Post‑RIA, anyone promoting a regional center investment should be registered and disclosed. That includes influencers and agents creating videos that promise “green card + condo in one package.” If a real estate agent truly confines themselves to property brokerage, they should hand off the investment conversation to the issuer’s registered distribution partners and avoid success‑based compensation tied to the security. If they do promote the investment, they should register and ensure that compensation is disclosed consistently in the record.

What Changed Since 2018, and Why It Hasn’t Solved Everything

RIA gave USCIS new tools: audits, site visits, an integrity fund, and a promoter‑registration regime. The USCIS Policy Manual has since clarified sustainment for post‑RIA investors and reiterated at‑risk principles. Meanwhile, reserved visa categories have increased demand for certain project types, including some condo‑heavy developments.
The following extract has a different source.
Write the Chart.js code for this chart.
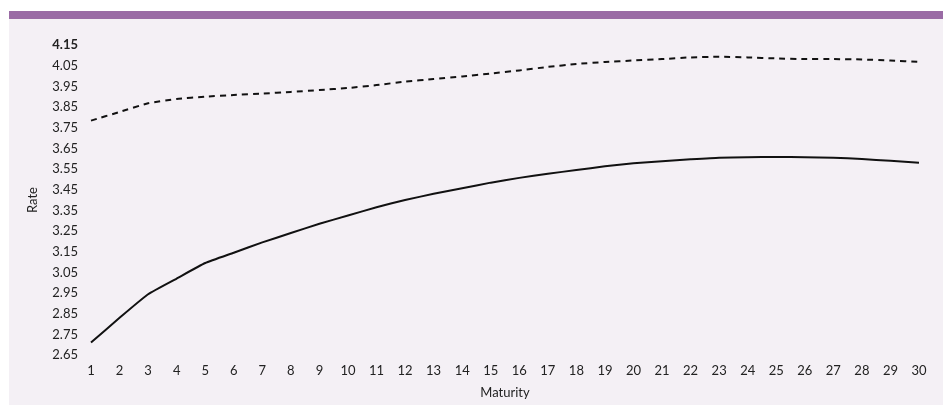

The enforcement toolkit is stronger, but it is not omnipresent; marketing that occurs off‑platform or overseas may never appear in the project record unless someone makes sure it does. That gap explains why some designs continue to circulate despite the formal rules.

Conclusion

The promise of “condo + green card” remains powerful, but the very features that make it compelling to a buyer often make it non‑compliant as an investment. RIA has sharpened the tools regulators can use, yet the burden still falls on practitioners and investors to separate marketing gloss from structural reality. If the value offered to an EB‑5 participant would vanish the moment they decline to invest, it is probably consideration—and it is probably a problem. The solution is not to abandon real estate projects, but to build them with the discipline EB‑5 deserves: true at‑risk equity, honest disclosures, and a strict firewall between consumer perks and investment terms.